Many people are living paycheck to paycheck, on the edge of disaster as highlighted in a new Monster Poll that reveals 34 Percent of Workers Have One Week or Less of Savings.
Over a one week period beginning July 6 and running through July 13, more than 16,000 visitors to Monster.com participated in the Monster Meter Poll question “If you were laid off without severance, how long would your savings cover your living expenses?”
- One Week or Less: 34%
- 2-4 Weeks: 16%
- 1-2 Months: 16%
- 3-5 Months: 14%
- 6 Months or Longer: 20%
Creating three broad groups, 50% have less than a month of savings, while only 20% have 6 months or more. The remaining 30% are in between. Although the Monster Poll is not scientific, I cannot help thinking it is reasonably accurate.
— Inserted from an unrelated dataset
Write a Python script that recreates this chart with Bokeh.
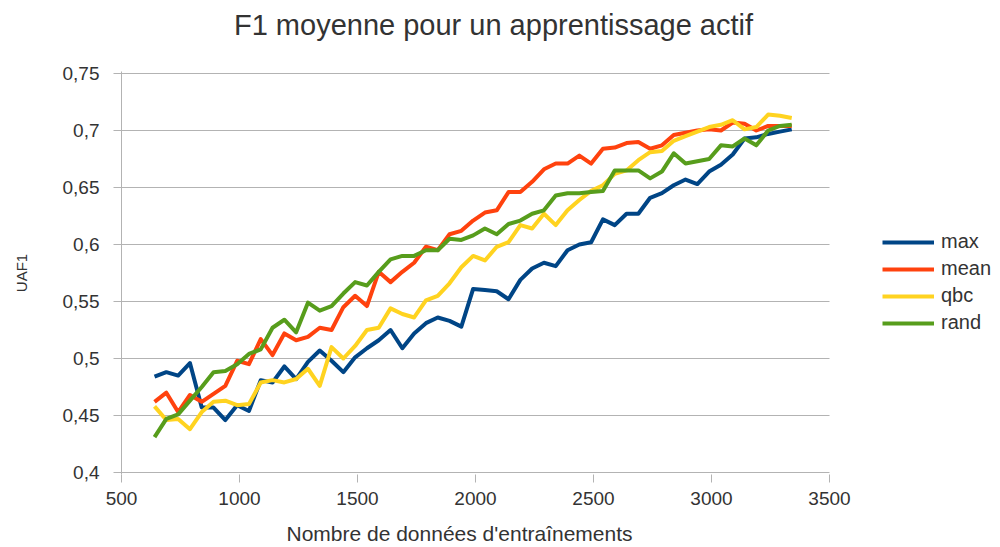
from bokeh.plotting import figure
from bokeh.models import Legend, FixedTicker, CustomJSTickFormatter, Label
from bokeh.embed import file_html
from bokeh.resources import INLINE

x_sizes = [640, 690, 740, 790, 840, 890, 940, 990, 1040, 1090,
           1140, 1190, 1240, 1290, 1340, 1390, 1440, 1490, 1540, 1590,
           1640, 1690, 1740, 1790, 1840, 1890, 1940, 1990, 2040, 2090,
           2140, 2190, 2240, 2290, 2340, 2390, 2440, 2490, 2540, 2590,
           2640, 2690, 2740, 2790, 2840, 2890, 2940, 2990, 3040, 3090,
           3140, 3190, 3240, 3290, 3340]

f1_max = [0.484, 0.488, 0.485, 0.496, 0.457, 0.457, 0.446, 0.459, 0.454, 0.481,
          0.479, 0.493, 0.482, 0.497, 0.507, 0.498, 0.488, 0.501, 0.509, 0.516,
          0.525, 0.509, 0.522, 0.531, 0.536, 0.533, 0.528, 0.561, 0.560, 0.559,
          0.552, 0.569, 0.579, 0.584, 0.581, 0.595, 0.600, 0.602, 0.622, 0.617,
          0.627, 0.627, 0.641, 0.645, 0.652, 0.657, 0.653, 0.664, 0.670, 0.679,
          0.693, 0.694, 0.697, 0.699, 0.701]

f1_mean = [0.462, 0.470, 0.453, 0.468, 0.462, 0.469, 0.476, 0.498, 0.495, 0.517,
           0.503, 0.522, 0.516, 0.519, 0.527, 0.525, 0.545, 0.555, 0.546, 0.576,
           0.567, 0.576, 0.584, 0.598, 0.595, 0.609, 0.612, 0.621, 0.628, 0.630,
           0.646, 0.646, 0.655, 0.666, 0.671, 0.671, 0.678, 0.671, 0.684, 0.685,
           0.689, 0.690, 0.684, 0.687, 0.696, 0.698, 0.700, 0.701, 0.700, 0.707,
           0.706, 0.700, 0.704, 0.704, 0.704]

f1_qbc = [0.458, 0.446, 0.447, 0.438, 0.453, 0.462, 0.463, 0.459, 0.460, 0.479,
          0.481, 0.479, 0.482, 0.491, 0.476, 0.510, 0.500, 0.511, 0.525, 0.527,
          0.544, 0.539, 0.536, 0.551, 0.555, 0.566, 0.580, 0.590, 0.586, 0.598,
          0.602, 0.617, 0.614, 0.627, 0.617, 0.630, 0.639, 0.647, 0.652, 0.662,
          0.665, 0.674, 0.681, 0.682, 0.691, 0.695, 0.699, 0.703, 0.705, 0.709,
          0.701, 0.703, 0.714, 0.713, 0.711]

f1_rand = [0.431, 0.447, 0.451, 0.463, 0.475, 0.488, 0.489, 0.495, 0.504, 0.508,
           0.527, 0.534, 0.523, 0.549, 0.542, 0.546, 0.557, 0.567, 0.564, 0.576,
           0.587, 0.590, 0.590, 0.595, 0.595, 0.605, 0.604, 0.608, 0.614, 0.609,
           0.618, 0.621, 0.627, 0.630, 0.643, 0.645, 0.645, 0.646, 0.647, 0.665,
           0.665, 0.665, 0.658, 0.664, 0.680, 0.671, 0.673, 0.675, 0.687, 0.686,
           0.693, 0.687, 0.700, 0.704, 0.705]

series_names = ["max", "mean", "qbc", "rand"]
series_colors = ["#004586", "#ff420e", "#ffd320", "#579d1c"]

x_ticks = [500, 1000, 1500, 2000, 2500, 3000, 3500]
y_ticks = [0.4, 0.45, 0.5, 0.55, 0.6, 0.65, 0.7, 0.75]

title_text = "F1 moyenne pour un apprentissage actif"
x_label_text = "Nombre de données d'entraînements"
y_label_text = "UAF1"

FONT = "Liberation Sans"
TXT = "#333333"
GRID = "#b3b3b3"

W, H = 996, 547
LEFT, TOP, BOTTOM = 121, 71, 474
x0, x1 = x_ticks[0], x_ticks[-1]
y0, y1 = y_ticks[0], y_ticks[-1]
px_per_x = 708 / (x1 - x0)
px_per_y = 399 / (y1 - y0)
x_end = x0 + (W - LEFT) / px_per_x
pad_y = 2 / px_per_y

p = figure(width=W, height=H, output_backend="svg", toolbar_location=None,
           x_range=(x0, x_end), y_range=(y0 - pad_y, y1 + pad_y))
p.min_border_left = LEFT
p.min_border_right = 0
p.min_border_top = TOP
p.min_border_bottom = H - BOTTOM
p.outline_line_color = None
p.background_fill_color = "white"
p.border_fill_color = "white"
p.title.text = ""

# title: first panel above the frame (its panel bottom is the frame top)
p.add_layout(Label(x=372, y=47, x_units="screen", y_units="screen", text=title_text,
                   text_font=FONT, text_font_size="29px", text_color=TXT,
                   text_align="center", text_baseline="middle"), "above")

# x-axis label: second panel above (stacked over the title panel), drawn below the axis
p.add_layout(Label(x=338, y=-494, x_units="screen", y_units="screen", text=x_label_text,
                   text_font=FONT, text_font_size="21px", text_color=TXT,
                   text_align="center", text_baseline="middle"), "above")

p.xgrid.grid_line_color = None
p.ygrid.grid_line_color = None
p.segment(x0=[x0] * len(y_ticks), x1=[x1] * len(y_ticks), y0=y_ticks, y1=y_ticks,
          line_color=GRID, line_width=1)

p.xaxis.ticker = FixedTicker(ticks=x_ticks)
p.yaxis.ticker = FixedTicker(ticks=y_ticks)
p.yaxis.formatter = CustomJSTickFormatter(code="return (Math.round(tick*100)/100).toString().replace('.', ',');")

for ax in (p.xaxis[0], p.yaxis[0]):
    ax.axis_line_color = GRID
    ax.axis_line_width = 1
    ax.major_tick_line_color = GRID
    ax.major_tick_in = 0
    ax.major_tick_out = 8
    ax.minor_tick_line_color = None
    ax.major_label_text_font = FONT
    ax.major_label_text_font_size = "19px"
    ax.major_label_text_color = TXT
    ax.axis_label_text_font = FONT
    ax.axis_label_text_font_style = "normal"
    ax.axis_label_text_color = TXT
p.xaxis.axis_line_color = None
p.xaxis.major_label_standoff = 9
p.yaxis.major_label_standoff = 14
p.yaxis.axis_label = y_label_text
p.yaxis.axis_label_text_font_size = "15px"
p.yaxis.axis_label_standoff = 30

ys = [f1_max, f1_mean, f1_qbc, f1_rand]
items = []
for name, col, y in zip(series_names, series_colors, ys):
    r = p.line(x_sizes, y, line_color=col, line_width=4, line_join="round")
    items.append((name, [r]))

legend = Legend(items=items, location=(761, 140))
legend.background_fill_alpha = 0
legend.border_line_color = None
legend.padding = 0
legend.margin = 0
legend.spacing = 4
legend.glyph_width = 52
legend.glyph_height = 20
legend.label_height = 20
legend.label_standoff = 7
legend.label_text_font = FONT
legend.label_text_font_size = "20px"
legend.label_text_color = TXT
p.add_layout(legend, "center")

open("out.html", "w").write(file_html(p, INLINE))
The implications on the savings rate are obvious: It will continue to rise.
Those out of work may wish to consider Monster's Layoff Survival Kit that contains a few worthwhile albeit mostly obvious tips for people to follow.
Monster's Is Starting Your Own Business the Answer? was disappointing. The odds of success even in good times are not very high, something the article failed to address.
Certainly the odds of success in starting a business right now are much worse than in normal times. And for those down to their last few months of cash, the odds of success approach zero unless one has the proverbial rich uncle willing to provide cash for a large number of years. Banks certainly are not lending to startups with no cash. Heck, banks are tightening lending standards even for those who do have significant skin in the game.
Charts Show Grim Employment Stats
The jobs picture is grim, unemployment is likely to rise through 2010, and up to 1.5 million workers are expected to lose unemployment benefits by the end of the year. For a discussion and some interesting chart on expiring benefits, please see Weekly Unemployment Claims Portend Disaster.
I expect unemployment benefits will be extended a third time, but living on unemployment benefits is far different than living on a normal paycheck. Moreover, many jobs are gone and will never come back. Few are prepared for that grim likelihood.